SALT “Compromise”: Similar Harm to States as Full Repeal

The tax bill that House Ways and Means Committee Chairman Kevin Brady plans to release tomorrow will reportedly end the federal deduction for state and local income and sales taxes, but keep it for state and local property taxes. This “compromise” on state and local tax (SALT) deductions — to pay for marginal income tax rate cuts — would be a bad deal for most Americans, as would a full repeal. It likely would harm state budgets nearly as much in the coming years as full repeal, would likely shift more of the load for paying state and local taxes from high-income people to low- and middle-income families, and would fall much harder on some states than others — while probably hurting local government budgets over time, too.

Property taxes are almost all levied by local governments and aren’t a major source of revenue for states, while income and general sales taxes are the two main sources of state tax revenue. Property taxes account for only 2 percent of state tax revenue nationally, while income and sales taxes account for 37 percent and 31 percent, respectively.
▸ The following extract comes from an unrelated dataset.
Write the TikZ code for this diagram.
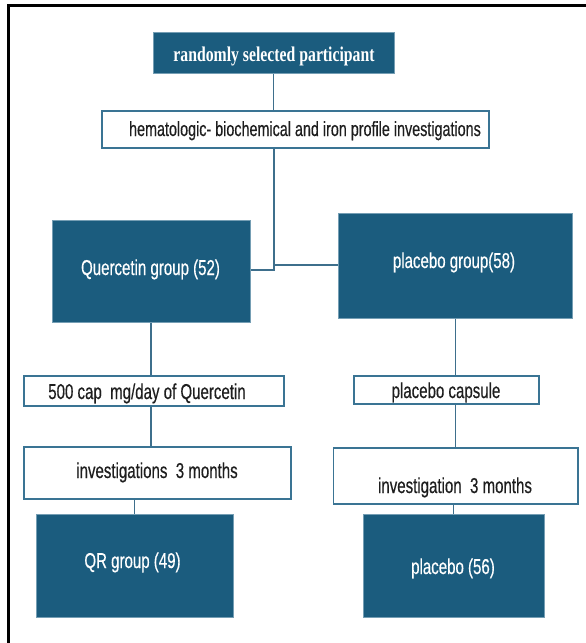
\documentclass[tikz,border=0pt]{standalone}
\usepackage{fontspec}
\setmainfont{Liberation Sans}
\newfontfamily\narrowsans[FakeStretch=0.7,FakeBold=0.4]{Liberation Sans}
\newfontfamily\narrowserif[FakeStretch=0.75]{Liberation Serif}
\definecolor{boxblue}{HTML}{1B5C7E}
\definecolor{edgeblue}{HTML}{3A7494}
\definecolor{lineblue}{HTML}{3E6F8C}
\definecolor{txtdark}{HTML}{1E1E1E}
\tikzset{
  x=1pt, y=-1pt,
  dbox/.style={rectangle, anchor=north west, inner sep=0pt, fill=boxblue, draw=edgeblue!70!white, line width=0.6pt},
  wbox/.style={rectangle, anchor=north west, inner sep=0pt, fill=white, draw=edgeblue, line width=1.6pt},
  conn/.style={draw=lineblue, line width=1.3pt},
  wtext/.style={anchor=base, inner sep=0pt, text=white, font=\narrowsans\fontsize{21.5}{24}\selectfont},
  ktext/.style={anchor=base, inner sep=0pt, text=txtdark, font=\narrowsans\fontsize{21.5}{24}\selectfont},
  frameline/.style={draw=black, line width=2.6pt}
}
\begin{document}
\begin{tikzpicture}
\useasboundingbox (0,0) rectangle (586,643);
% frame (top and left)
\coordinate (ftl) at (8.5,5.5);
\coordinate (ftr) at (586,5.5);
\coordinate (fbl) at (8.5,643);
\draw[frameline] (ftr) -- (ftl) -- (fbl);

% boxes
\node[dbox, minimum width=241pt, minimum height=41pt] (top) at (153,32) {};
\node[wbox, minimum width=387pt, minimum height=37pt] (hem) at (101,110) {};
\node[dbox, minimum width=198.5pt, minimum height=102pt] (q) at (51.5,220) {};
\node[dbox, minimum width=234pt, minimum height=105pt] (p) at (338,213) {};
\node[wbox, minimum width=260pt, minimum height=30pt] (cap) at (23,375) {};
\node[wbox, minimum width=185pt, minimum height=28pt] (pc) at (353,375) {};
\node[wbox, minimum width=267pt, minimum height=52pt] (inv1) at (23,446) {};
\node[wbox, minimum width=244.5pt, minimum height=56pt] (inv2) at (332.5,447) {};
\node[dbox, minimum width=197pt, minimum height=103pt] (qr) at (35.5,514) {};
\node[dbox, minimum width=181pt, minimum height=103pt] (p56) at (362.5,514) {};

% texts
\node[anchor=base, inner sep=0pt, text=white, font=\narrowserif\bfseries\fontsize{21}{24}\selectfont] (ttop) at (274,61) {randomly selected participant};
\node[ktext, font=\narrowsans\fontsize{20.5}{24}\selectfont] (them) at (305,136) {hematologic- biochemical and iron profile investigations};
\node[wtext] (tq) at (150.5,275) {Quercetin group (52)};
\node[wtext] (tp) at (454,268) {placebo group(58)};
\node[ktext] (tcap) at (147,399) {500 cap\ \ mg/day of Quercetin};
\node[ktext] (tpc) at (446,398) {placebo capsule};
\node[ktext] (tinv1) at (157,478) {investigations\ \ 3 months};
\node[ktext] (tinv2) at (455,493) {investigation\ \ 3 months};
\node[wtext] (tqr) at (132.5,568) {QR group (49)};
\node[wtext] (tp56) at (453,574) {placebo (56)};

% connectors
\coordinate (jl) at (274,270);
\coordinate (jr) at (274,265);
\draw[conn] (top.south) -- (top.south |- hem.north);
\draw[conn] (jl |- hem.south) -- (jl) -- (jl -| q.east);
\draw[conn] (jr) -- (jr -| p.west);
\draw[conn] (q.south) -- (q.south |- cap.north);
\draw[conn] (q.south |- cap.south) -- (q.south |- inv1.north);
\draw[conn] (qr.north |- inv1.south) -- (qr.north);
\draw[conn] (p.south) -- (p.south |- pc.north);
\draw[conn] (p.south |- pc.south) -- (p.south |- inv2.north);
\draw[conn] (p56.north |- inv2.south) -- (p56.north);
\end{tikzpicture}
\end{document}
So for state budgets, which fund education, health care, transportation, and other services, it’s the deduction for income and sales taxes, which the House tax bill reportedly would end, that really matters. (Currently, taxpayers can deduct either their state and local income taxes or their state and local general sales taxes, whichever are higher. In all 42 states with an income tax, many more filers deduct their income taxes than sales taxes.) As we’ve explained, the deduction makes higher-income filers more willing to support state taxes, because they can reduce the federal taxes that they owe by deducting these state taxes. Repealing the deduction would make it harder for states — many of which already face serious budget strains — to raise sufficient revenues in the coming years to invest in high-quality education, infrastructure, and other priorities crucial to the nation’s long-term economic prospects.

Repealing the income tax deduction would be particularly harmful to state budgets because state income tax revenues tend to grow with the economy, while other major state revenue sources such as sales and excise taxes do not. By reducing support for state income taxes, particularly among high-income taxpayers — a group that tends to be politically influential in states — eliminating the deduction would encourage states to lean more heavily on weaker revenue sources, likely leading to cuts over time in funding for education and other public priorities. Also, state borrowing costs could rise as bond rating agencies react to states’ reduced capacity to generate adequate revenue, raising the cost of needed infrastructure projects.
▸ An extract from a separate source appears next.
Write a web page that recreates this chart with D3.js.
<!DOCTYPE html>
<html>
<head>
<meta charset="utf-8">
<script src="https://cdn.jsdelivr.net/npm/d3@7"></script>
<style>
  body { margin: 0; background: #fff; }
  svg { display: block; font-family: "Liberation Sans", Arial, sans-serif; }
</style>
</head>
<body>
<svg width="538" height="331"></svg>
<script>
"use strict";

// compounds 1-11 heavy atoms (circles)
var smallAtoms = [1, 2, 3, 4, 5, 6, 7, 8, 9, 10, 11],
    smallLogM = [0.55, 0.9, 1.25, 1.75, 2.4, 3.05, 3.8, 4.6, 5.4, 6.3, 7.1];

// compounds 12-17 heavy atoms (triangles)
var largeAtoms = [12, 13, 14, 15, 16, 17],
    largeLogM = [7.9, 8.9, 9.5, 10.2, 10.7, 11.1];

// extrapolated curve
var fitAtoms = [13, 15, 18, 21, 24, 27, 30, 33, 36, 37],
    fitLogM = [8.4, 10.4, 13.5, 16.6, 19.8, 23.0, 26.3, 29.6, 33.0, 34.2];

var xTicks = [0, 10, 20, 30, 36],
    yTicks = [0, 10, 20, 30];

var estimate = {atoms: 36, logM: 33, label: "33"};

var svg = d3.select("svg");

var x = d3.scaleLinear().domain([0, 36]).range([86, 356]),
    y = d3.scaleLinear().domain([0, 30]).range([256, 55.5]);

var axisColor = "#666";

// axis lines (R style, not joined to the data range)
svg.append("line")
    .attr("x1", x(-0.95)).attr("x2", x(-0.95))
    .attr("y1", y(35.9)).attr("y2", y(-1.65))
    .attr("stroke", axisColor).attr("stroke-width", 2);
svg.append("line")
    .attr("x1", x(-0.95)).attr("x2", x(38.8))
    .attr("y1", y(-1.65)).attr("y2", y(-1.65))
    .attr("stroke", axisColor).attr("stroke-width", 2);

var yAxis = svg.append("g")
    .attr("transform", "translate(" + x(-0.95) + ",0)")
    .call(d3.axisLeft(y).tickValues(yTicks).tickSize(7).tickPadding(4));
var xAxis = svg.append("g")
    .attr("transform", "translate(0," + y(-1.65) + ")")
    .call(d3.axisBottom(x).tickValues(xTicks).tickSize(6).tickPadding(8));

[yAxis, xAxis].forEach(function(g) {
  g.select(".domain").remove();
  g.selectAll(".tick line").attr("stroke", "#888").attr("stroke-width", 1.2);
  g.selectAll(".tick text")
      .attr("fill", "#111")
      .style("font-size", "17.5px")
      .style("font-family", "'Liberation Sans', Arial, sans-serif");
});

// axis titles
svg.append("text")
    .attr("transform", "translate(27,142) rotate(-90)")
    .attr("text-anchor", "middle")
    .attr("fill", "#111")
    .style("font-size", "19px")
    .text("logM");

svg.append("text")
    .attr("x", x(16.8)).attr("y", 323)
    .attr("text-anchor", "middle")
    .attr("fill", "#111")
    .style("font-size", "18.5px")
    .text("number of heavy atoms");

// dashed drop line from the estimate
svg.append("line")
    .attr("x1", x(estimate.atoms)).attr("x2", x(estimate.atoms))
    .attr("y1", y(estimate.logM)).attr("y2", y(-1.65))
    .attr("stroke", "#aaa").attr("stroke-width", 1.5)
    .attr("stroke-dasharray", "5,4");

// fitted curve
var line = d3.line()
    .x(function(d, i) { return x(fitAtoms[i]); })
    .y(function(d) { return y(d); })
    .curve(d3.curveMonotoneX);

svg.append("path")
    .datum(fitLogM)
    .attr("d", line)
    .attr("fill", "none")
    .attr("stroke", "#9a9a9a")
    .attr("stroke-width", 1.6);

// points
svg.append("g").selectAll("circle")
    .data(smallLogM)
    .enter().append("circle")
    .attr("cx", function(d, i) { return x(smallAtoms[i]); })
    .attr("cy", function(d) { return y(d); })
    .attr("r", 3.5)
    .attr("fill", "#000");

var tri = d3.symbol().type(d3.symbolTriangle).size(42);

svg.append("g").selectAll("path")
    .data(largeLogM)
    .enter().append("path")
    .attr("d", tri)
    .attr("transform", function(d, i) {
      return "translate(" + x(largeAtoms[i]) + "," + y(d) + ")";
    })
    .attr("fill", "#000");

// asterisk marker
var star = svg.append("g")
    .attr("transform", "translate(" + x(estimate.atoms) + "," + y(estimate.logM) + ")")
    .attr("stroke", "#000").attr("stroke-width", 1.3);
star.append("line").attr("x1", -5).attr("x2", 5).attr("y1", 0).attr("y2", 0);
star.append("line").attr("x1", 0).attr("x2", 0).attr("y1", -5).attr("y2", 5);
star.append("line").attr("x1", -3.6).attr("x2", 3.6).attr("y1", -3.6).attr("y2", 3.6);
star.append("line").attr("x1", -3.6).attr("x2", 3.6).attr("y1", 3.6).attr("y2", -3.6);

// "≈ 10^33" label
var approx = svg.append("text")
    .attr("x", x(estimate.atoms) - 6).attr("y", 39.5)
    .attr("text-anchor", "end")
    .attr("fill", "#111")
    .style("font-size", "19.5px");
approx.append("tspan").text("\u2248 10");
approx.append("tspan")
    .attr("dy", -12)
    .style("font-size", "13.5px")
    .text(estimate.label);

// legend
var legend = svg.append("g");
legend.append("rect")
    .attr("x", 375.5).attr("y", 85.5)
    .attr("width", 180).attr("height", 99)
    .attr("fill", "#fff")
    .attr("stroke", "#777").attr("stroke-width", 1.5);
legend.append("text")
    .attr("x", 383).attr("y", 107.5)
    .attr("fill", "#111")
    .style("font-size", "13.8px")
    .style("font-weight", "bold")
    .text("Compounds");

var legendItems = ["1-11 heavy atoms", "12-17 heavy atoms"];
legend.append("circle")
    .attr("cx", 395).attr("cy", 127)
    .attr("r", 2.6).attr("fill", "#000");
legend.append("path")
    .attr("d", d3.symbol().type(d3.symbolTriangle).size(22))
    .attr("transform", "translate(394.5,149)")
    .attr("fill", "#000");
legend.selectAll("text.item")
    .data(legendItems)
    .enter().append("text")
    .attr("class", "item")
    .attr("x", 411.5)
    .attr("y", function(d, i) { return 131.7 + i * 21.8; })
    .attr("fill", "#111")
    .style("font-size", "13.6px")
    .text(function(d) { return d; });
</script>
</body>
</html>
Further, eliminating the income tax deduction would, over time, likely lead to a shift in who pays state and local taxes even further away from high-income residents to those with middle and lower incomes. That’s because state income taxes are the only major state and local revenue source that’s based on ability to pay, with tax rates in most states rising with income.

States with income taxes and high average incomes would be the hardest hit. They include Maryland, Connecticut, New Jersey, Massachusetts, Virginia, and Oregon, where more than a third of filers claim the deduction, as well as California and New York, where taxpayers in 2015 deducted $80 billion and $52 billion in state and local income tax payments, respectively. But states without income taxes would also be affected. In Chairman Brady’s home state of Texas, which lacks an income tax, over 2 million households — 18 percent of all filers — deducted about $4.8 billion in state and local sales taxes in 2015. They could no longer do so under the “compromise.”

Retaining the property tax deduction might protect local governments from added budget pressures to some extent, but only temporarily. First, if they can’t deduct state and local income taxes, some taxpayers would no longer be able to itemize their deductions and, therefore, wouldn’t be able to deduct their property taxes. Second, facing greater challenges raising revenue, states likely would reduce, over time, support for local governments. (States provide 28 percent of local government revenue, including funding for school districts.) That reduced support would, in turn, force local governments to either accept less funding for schools, parks, libraries, community health centers, and other services or raise local taxes, including property taxes, to make up the difference. These challenges would add to the strain on their budgets in coming years, a period that already may be particularly challenging in part because the White House and congressional Republicans are considering shifting significant new costs to states and localities.

To be sure, eliminating either the full SALT deduction or just the deduction for state and local income taxes would — by itself — make the federal income tax more progressive. But that ignores the actual tradeoff that the House GOP tax plan proposes, which is to end the deduction and use the revenue to pay for marginal income-tax rate cuts, which are more tilted to the top than the SALT deduction. Middle- and low-income people would see little benefit from the overall tax plan, but they would bear much of the brunt of the harm that’s likely done at the state and local levels. That’s a bad deal for most of us.